Down on the ground floor, I could still hear Alex calling for his son. There was also the deep rumble of a voice I’d come to love, which appeared to be asking the kind of level-headed questions that we should all have been posing.
‘Let’s look at this calmly,’ said Mac. ‘He’s clearly not in the house, so where is he likely to have gone on his own?’
‘Nowhere. We never let him go out without one of us being with him.’ In his anxiety, Alex was referring to Lisa in the present tense again.
‘How about Todd and Dee’s? Do you think he might have tried to get himself there?’
‘It’s too far. He wouldn’t know how.’
With infinite patience, Mac kept asking all the right questions. ‘Okay. Well, let’s think about closer to home, then. Is there a neighbour he likes? Or a schoolfriend who lives nearby? How about a park or a playground you take him to?’
‘No. He just wouldn’t do that,’ Alex shot back, panic indistinguishable from anger in his voice.
From behind me the cat gave a long, plaintive miaow as though tired of the commotion that was disrupting her sleep. I was about to leave the bedroom when I glimpsed something out of the corner of my eye that stopped me.
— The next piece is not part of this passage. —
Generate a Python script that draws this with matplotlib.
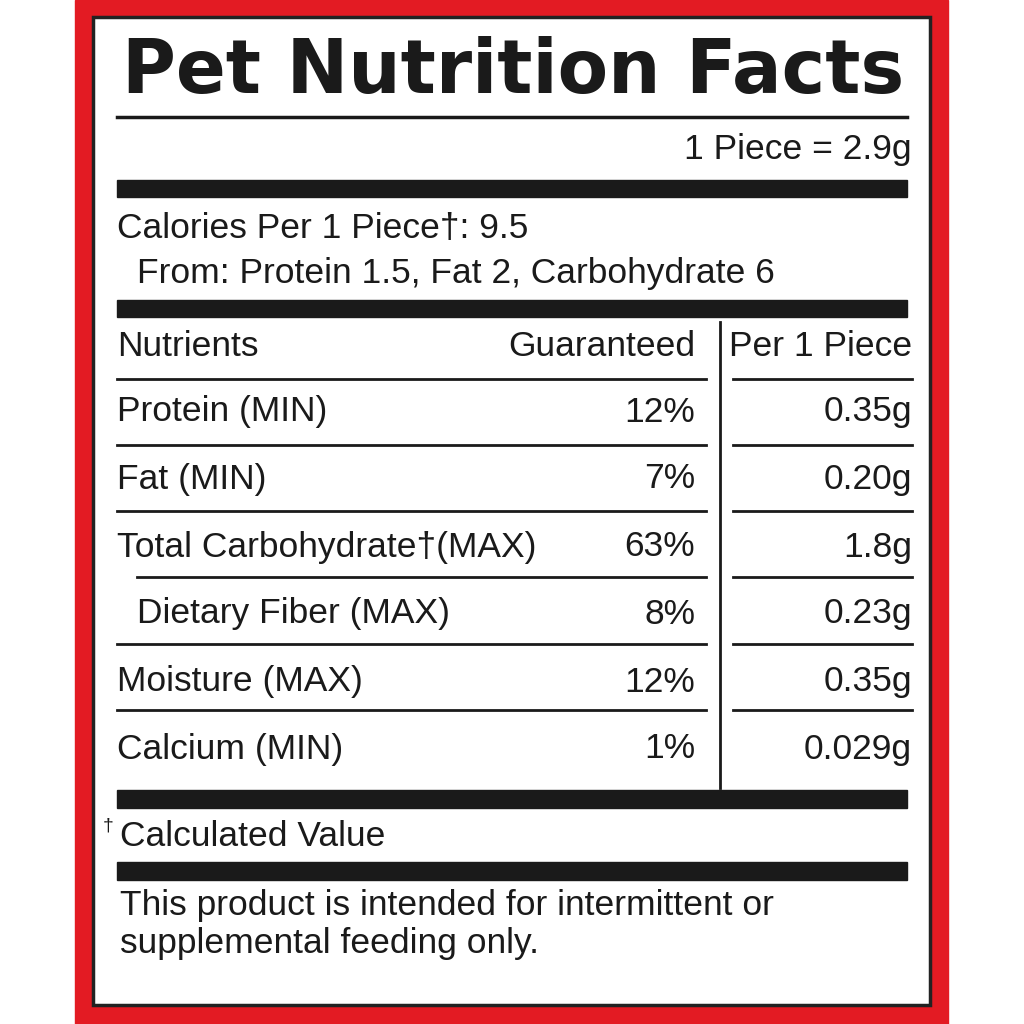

I could feel myself holding my breath as I retraced my steps to the bed, my heart beating far too fast and erratically, as though trying to tell me something. There was definitely something on the bed; I could see the tiniest glimpse of it protruding from beneath Lunar’s coiled body. Very gently I nudged the cat to one side, to retrieve whatever it was she’d chosen to curl up on.